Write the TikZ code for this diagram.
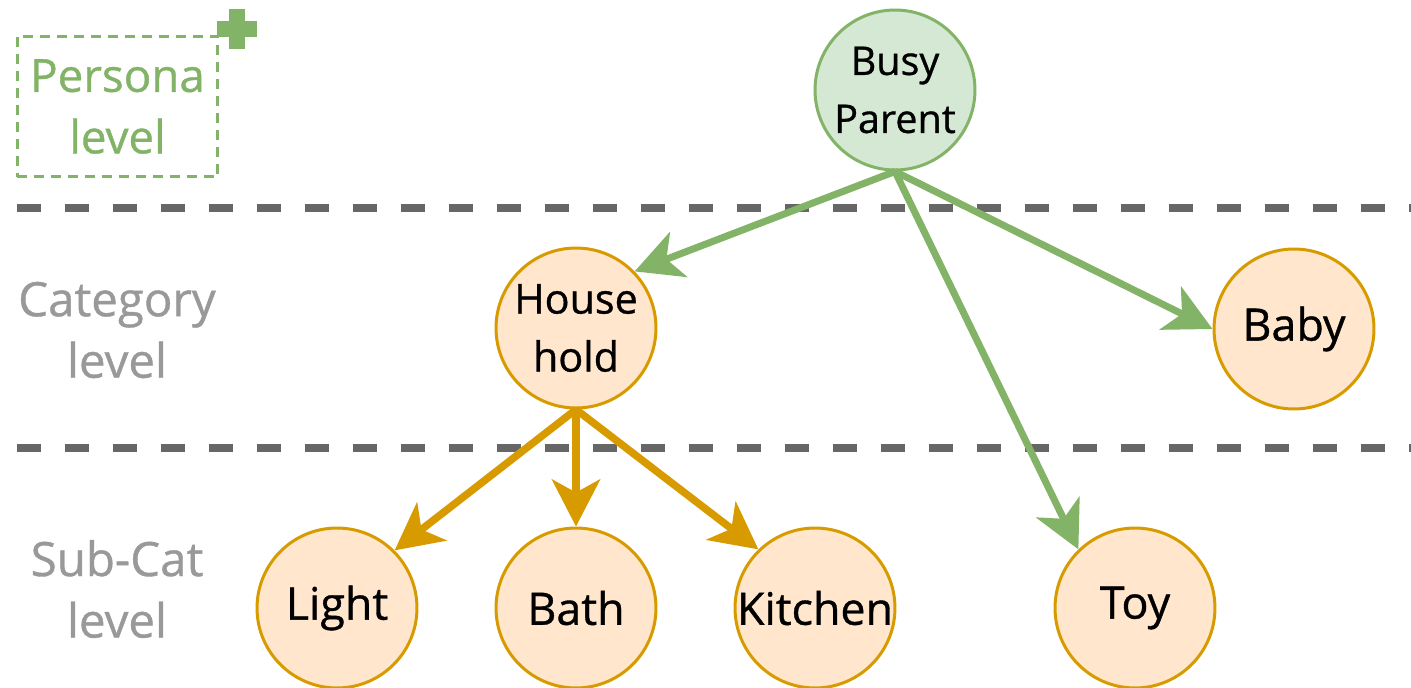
\documentclass[tikz,border=0pt]{standalone}
\usepackage{fontspec}
\setmainfont{Open Sans}[FakeBold=0.8]
\usetikzlibrary{arrows.meta}
\definecolor{gfill}{HTML}{D5E8D4}
\definecolor{gline}{HTML}{82B366}
\definecolor{ofill}{HTML}{FFE6CC}
\definecolor{oline}{HTML}{D79B00}
\definecolor{sep}{HTML}{666666}
\definecolor{lvl}{HTML}{999999}
\begin{document}
\begin{tikzpicture}[x=0.02cm,y=-0.02cm,
  gnode/.style={circle,draw=gline,fill=gfill,line width=0.06cm,minimum size=3.2cm,inner sep=0pt,align=center,font=\fontsize{22.5}{33}\selectfont},
  onode/.style={circle,draw=oline,fill=ofill,line width=0.06cm,minimum size=3.2cm,inner sep=0pt,align=center,font=\fontsize{25.5}{33}\selectfont},
  hnode/.style={onode,font=\fontsize{23.5}{33}\selectfont},
  lvllabel/.style={align=center,text=lvl,font=\fontsize{27}{35}\selectfont},
  sepline/.style={draw=sep,line width=0.16cm,dash pattern=on 0.48cm off 0.48cm},
  garrow/.style={draw=gline,line width=0.14cm,-{Stealth[length=0.94cm,width=0.96cm,inset=0.26cm]}},
  oarrow/.style={draw=oline,line width=0.15cm,-{Stealth[length=0.94cm,width=0.96cm,inset=0.26cm]}}
]
\useasboundingbox (0,0) rectangle (1411,687);
% separators
\coordinate (s1a) at (17,208); \coordinate (s1b) at (1411,208);
\coordinate (s2a) at (17,448); \coordinate (s2b) at (1411,448);
\draw[sepline] (s1a) -- (s1b);
\draw[sepline] (s2a) -- (s2b);
% persona box
\node[draw=gline,line width=0.06cm,dash pattern=on 0.2cm off 0.14cm,minimum width=4.02cm,minimum height=2.82cm,inner sep=0pt,align=center,text=gline,font=\fontsize{26}{35}\selectfont] (pbox) at (117.5,106.5) {Persona\\level};
\fill[gline] (229,9) rectangle (245,49);
\fill[gline] (217,21) rectangle (257,37);
% level labels
\node[lvllabel] (cat) at (117,330) {Category\\level};
\node[lvllabel] (sub) at (117,589) {Sub-Cat\\level};
% nodes
\node[gnode] (bp) at (895,90) {Busy\\Parent};
\node[hnode] (hh) at (576,328) {House\\hold};
\node[onode] (baby) at (1294,329) {Baby};
\node[onode] (toy) at (1135,608) {Toy};
\node[onode] (light) at (337,608) {Light};
\node[onode] (bath) at (576,608) {Bath};
\node[onode] (kit) at (815,608) {Kitchen};
% arrows
\draw[garrow] (bp.south) -- (hh.44);
\draw[garrow] (bp.south) -- (baby.west);
\draw[garrow] (bp.south) -- (toy.134);
\draw[oarrow] (hh.south) -- (light.45);
\draw[oarrow] (hh.south) -- (bath.north);
\draw[oarrow] (hh.south) -- (kit.134);
\end{tikzpicture}
\end{document}
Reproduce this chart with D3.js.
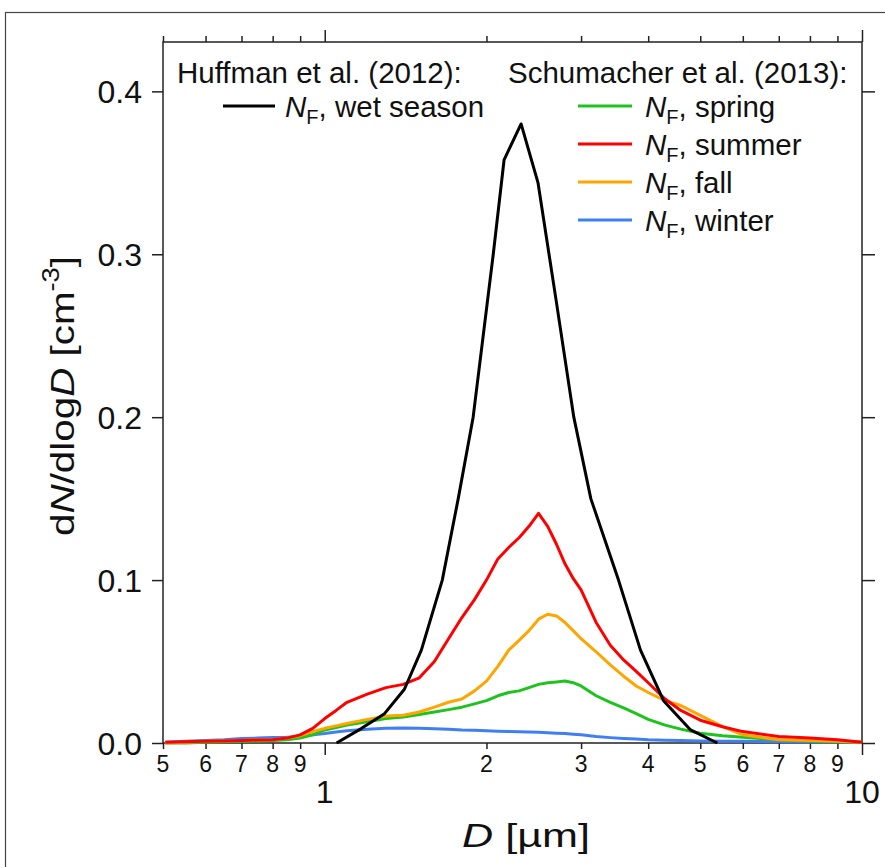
====
Answer with one number only: how many lines above contain the word "this".

* _Solved exercise_
2